- [Task goal] Please report every line from the material that contains the word "Python".

- [Input data]

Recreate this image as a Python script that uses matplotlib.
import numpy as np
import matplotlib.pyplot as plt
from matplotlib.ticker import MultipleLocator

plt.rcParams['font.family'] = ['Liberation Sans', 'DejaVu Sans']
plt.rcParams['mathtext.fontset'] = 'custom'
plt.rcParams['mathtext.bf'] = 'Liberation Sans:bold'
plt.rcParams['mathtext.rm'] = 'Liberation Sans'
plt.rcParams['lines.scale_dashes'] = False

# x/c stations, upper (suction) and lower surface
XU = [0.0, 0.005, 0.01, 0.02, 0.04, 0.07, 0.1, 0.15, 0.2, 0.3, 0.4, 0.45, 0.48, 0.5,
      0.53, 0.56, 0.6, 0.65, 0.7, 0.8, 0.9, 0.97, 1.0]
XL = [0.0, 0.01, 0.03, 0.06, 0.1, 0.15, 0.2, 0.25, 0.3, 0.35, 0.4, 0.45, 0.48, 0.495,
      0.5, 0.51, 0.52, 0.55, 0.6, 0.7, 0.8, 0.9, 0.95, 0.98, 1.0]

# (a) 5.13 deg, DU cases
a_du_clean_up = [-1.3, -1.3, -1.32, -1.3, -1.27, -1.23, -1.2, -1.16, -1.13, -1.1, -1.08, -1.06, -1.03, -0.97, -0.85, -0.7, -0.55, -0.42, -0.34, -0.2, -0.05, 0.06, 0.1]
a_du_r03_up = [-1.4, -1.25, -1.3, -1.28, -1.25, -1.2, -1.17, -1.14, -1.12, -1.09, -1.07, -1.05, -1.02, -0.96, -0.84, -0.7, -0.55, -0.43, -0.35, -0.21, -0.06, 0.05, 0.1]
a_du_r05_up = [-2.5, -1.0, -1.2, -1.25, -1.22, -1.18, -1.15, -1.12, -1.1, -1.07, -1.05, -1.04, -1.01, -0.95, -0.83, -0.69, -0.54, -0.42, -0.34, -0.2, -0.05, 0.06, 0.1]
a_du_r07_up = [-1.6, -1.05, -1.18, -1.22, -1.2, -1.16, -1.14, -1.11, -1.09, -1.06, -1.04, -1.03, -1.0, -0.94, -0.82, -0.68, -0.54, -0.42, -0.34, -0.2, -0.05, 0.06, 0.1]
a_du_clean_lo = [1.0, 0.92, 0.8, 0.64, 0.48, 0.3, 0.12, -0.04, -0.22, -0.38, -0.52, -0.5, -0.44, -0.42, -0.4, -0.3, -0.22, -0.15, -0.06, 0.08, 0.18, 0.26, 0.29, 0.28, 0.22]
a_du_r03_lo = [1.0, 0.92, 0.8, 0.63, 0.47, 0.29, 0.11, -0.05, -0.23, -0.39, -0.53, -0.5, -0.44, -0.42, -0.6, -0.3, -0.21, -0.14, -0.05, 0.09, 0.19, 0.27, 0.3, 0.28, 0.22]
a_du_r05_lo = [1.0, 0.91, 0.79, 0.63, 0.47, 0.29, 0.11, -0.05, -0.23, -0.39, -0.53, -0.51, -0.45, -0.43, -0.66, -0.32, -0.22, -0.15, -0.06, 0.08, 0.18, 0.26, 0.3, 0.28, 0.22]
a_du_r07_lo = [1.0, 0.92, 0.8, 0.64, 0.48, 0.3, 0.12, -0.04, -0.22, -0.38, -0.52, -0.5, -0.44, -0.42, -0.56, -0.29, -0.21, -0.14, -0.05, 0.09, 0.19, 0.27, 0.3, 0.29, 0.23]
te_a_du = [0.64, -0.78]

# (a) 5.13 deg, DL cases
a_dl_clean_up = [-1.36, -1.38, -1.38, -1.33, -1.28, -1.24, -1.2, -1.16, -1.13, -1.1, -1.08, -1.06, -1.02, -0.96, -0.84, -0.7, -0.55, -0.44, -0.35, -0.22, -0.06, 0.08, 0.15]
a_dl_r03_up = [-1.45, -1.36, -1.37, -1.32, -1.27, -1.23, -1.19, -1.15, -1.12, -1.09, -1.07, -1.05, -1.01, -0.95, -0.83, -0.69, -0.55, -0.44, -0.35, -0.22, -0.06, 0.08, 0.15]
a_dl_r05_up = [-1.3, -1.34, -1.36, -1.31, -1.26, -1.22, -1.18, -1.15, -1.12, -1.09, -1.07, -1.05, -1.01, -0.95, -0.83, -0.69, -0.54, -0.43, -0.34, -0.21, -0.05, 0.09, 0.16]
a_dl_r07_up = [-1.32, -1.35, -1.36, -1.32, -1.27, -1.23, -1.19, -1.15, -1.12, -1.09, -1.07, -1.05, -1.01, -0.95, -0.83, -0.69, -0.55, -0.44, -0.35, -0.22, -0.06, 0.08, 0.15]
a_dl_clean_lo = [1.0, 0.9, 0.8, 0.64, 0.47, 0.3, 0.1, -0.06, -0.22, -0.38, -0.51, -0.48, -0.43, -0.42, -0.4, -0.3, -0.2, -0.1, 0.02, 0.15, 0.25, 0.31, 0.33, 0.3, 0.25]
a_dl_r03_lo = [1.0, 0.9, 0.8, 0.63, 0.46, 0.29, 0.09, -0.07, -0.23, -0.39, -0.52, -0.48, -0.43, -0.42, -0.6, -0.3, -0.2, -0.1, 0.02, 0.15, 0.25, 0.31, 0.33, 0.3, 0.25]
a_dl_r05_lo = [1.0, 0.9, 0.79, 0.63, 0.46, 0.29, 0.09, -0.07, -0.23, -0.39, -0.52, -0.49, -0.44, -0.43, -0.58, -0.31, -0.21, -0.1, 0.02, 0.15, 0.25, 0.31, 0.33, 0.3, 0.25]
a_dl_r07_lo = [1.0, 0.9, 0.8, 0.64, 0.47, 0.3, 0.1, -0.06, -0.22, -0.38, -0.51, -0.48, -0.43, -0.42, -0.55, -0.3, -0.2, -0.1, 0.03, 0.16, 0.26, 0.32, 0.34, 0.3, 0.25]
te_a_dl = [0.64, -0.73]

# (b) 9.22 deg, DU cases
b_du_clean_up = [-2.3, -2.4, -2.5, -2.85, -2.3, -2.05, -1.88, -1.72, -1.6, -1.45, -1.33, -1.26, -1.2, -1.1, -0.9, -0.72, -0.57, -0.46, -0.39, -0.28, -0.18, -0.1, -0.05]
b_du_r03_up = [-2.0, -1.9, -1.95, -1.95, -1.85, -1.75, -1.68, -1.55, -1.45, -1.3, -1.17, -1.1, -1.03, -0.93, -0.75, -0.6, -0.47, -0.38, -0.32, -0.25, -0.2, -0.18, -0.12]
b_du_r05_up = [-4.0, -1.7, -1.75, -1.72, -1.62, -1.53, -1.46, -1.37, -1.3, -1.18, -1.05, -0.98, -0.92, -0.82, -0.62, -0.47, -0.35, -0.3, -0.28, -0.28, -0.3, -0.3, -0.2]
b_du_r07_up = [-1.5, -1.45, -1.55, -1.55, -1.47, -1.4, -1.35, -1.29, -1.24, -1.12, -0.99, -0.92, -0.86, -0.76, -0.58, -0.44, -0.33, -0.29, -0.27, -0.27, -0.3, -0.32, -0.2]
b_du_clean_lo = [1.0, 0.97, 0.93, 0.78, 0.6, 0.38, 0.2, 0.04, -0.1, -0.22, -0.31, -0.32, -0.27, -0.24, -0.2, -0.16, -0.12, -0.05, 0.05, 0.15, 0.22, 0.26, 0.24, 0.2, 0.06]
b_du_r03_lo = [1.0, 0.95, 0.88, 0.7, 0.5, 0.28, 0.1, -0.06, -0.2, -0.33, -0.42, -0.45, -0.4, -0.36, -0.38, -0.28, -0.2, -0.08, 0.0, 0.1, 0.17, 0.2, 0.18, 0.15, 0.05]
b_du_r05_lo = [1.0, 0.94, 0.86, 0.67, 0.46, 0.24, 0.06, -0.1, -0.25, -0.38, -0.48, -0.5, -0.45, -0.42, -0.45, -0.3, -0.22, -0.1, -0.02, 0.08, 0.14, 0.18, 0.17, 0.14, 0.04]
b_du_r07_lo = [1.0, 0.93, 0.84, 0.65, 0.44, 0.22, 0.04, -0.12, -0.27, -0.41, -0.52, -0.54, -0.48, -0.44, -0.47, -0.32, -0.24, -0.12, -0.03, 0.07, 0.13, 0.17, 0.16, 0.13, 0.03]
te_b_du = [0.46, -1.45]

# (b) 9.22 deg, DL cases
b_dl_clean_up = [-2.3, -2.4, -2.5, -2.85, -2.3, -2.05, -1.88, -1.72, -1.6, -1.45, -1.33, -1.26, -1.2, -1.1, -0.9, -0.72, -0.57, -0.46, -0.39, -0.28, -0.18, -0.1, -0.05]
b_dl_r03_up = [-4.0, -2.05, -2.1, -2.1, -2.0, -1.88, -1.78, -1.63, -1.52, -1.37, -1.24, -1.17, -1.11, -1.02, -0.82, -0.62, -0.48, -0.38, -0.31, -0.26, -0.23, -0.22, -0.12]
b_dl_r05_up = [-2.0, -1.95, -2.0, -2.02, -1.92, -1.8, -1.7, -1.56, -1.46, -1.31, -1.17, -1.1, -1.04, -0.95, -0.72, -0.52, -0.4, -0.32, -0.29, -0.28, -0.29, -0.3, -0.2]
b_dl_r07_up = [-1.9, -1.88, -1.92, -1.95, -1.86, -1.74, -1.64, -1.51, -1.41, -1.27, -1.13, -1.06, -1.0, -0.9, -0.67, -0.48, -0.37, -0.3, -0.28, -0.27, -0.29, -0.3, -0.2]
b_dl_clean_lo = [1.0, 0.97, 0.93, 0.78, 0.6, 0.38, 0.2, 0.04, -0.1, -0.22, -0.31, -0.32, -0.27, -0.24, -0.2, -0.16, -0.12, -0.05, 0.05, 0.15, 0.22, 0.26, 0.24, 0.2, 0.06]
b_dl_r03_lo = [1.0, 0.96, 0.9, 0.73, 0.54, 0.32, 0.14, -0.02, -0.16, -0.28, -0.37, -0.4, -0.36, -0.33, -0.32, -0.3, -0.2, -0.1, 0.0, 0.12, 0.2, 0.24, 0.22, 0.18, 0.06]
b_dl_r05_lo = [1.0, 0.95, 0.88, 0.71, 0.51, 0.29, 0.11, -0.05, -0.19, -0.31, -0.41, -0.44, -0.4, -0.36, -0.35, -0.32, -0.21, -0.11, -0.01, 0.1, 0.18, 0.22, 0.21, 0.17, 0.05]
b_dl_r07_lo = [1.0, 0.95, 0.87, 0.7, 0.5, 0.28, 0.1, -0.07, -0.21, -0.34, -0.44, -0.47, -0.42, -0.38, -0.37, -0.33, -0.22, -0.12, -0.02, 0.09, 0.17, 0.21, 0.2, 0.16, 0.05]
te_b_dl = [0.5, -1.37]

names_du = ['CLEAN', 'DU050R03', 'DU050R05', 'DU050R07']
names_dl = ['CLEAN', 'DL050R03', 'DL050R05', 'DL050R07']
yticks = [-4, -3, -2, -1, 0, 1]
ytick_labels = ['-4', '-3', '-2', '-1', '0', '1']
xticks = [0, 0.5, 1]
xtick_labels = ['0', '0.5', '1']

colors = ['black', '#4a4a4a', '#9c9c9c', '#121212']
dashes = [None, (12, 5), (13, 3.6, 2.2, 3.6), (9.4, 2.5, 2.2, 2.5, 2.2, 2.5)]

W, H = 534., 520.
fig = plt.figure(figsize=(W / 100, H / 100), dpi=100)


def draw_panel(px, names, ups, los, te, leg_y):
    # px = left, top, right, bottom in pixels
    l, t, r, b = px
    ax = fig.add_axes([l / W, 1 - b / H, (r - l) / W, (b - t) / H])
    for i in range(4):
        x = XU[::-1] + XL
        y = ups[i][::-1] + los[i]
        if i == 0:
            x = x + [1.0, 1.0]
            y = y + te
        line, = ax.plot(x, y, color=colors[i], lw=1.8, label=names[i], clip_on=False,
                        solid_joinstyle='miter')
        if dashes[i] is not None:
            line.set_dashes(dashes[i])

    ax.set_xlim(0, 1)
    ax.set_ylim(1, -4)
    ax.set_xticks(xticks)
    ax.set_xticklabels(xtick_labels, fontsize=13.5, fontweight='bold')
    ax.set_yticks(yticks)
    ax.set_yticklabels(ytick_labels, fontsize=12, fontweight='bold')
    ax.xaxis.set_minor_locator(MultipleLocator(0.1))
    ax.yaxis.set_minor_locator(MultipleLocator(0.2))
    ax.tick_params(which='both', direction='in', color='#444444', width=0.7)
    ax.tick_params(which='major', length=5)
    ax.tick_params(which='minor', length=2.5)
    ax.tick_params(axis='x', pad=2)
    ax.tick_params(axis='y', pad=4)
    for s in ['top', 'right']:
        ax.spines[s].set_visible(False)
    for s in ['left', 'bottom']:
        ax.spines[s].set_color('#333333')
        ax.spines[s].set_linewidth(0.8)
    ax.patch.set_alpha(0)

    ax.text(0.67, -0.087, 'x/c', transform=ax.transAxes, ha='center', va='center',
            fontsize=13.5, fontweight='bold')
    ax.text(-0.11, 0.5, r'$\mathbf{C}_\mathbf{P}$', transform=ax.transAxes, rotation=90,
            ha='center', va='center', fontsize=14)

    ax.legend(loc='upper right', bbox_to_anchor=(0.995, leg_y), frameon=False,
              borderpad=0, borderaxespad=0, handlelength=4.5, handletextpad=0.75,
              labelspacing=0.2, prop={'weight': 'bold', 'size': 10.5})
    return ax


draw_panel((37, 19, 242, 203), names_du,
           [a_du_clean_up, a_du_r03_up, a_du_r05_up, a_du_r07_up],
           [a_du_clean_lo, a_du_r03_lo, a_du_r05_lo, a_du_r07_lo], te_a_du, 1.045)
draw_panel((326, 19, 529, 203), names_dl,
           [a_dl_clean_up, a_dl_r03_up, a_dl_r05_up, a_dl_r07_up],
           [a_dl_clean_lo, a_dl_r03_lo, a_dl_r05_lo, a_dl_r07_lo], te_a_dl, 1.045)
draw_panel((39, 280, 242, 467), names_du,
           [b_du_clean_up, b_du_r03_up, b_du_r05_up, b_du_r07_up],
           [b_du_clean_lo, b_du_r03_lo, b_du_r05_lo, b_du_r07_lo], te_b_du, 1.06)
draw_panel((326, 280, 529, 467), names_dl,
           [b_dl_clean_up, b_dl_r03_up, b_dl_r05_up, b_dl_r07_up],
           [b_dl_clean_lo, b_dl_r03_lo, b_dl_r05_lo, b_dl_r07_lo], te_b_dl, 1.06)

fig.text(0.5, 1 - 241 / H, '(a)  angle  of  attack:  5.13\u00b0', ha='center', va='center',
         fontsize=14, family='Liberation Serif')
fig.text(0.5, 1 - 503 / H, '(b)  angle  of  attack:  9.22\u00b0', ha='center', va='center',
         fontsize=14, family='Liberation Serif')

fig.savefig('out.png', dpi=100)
---
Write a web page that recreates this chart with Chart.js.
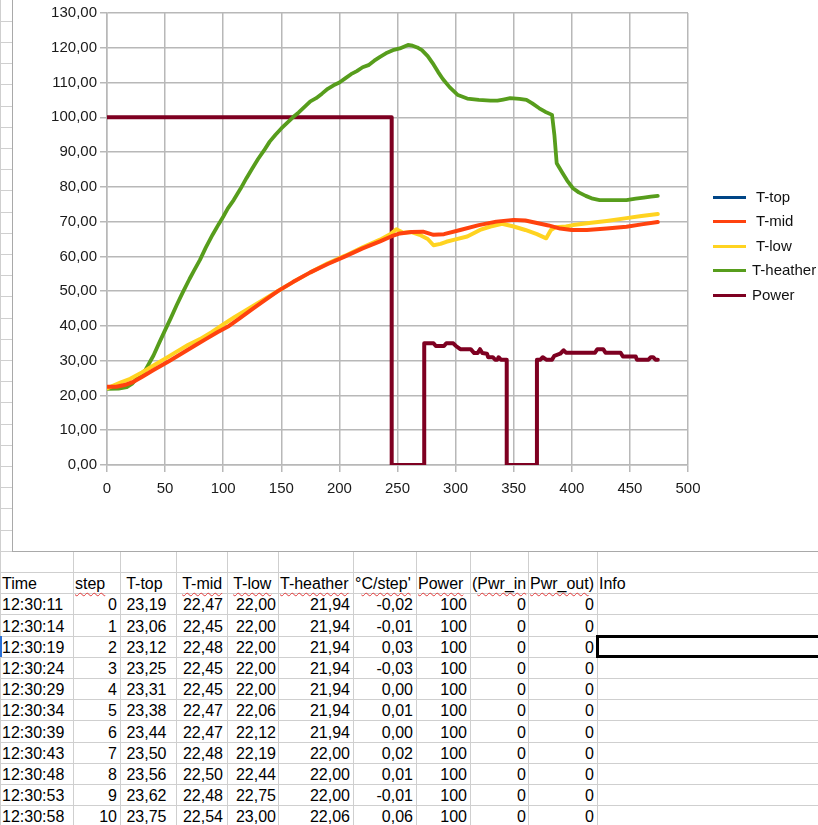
* * *
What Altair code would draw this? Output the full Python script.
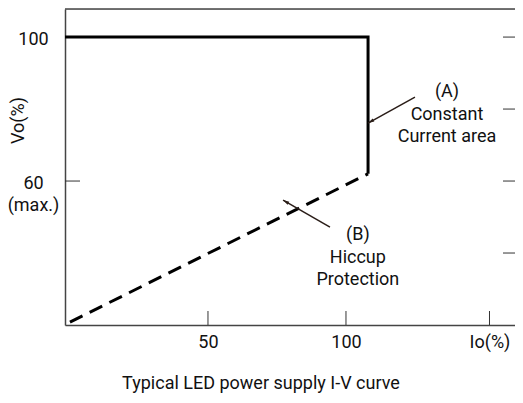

- [Solved exercise]
Recreate this image as a Python script that uses matplotlib.
What Altair code would draw this? Output the full Python script.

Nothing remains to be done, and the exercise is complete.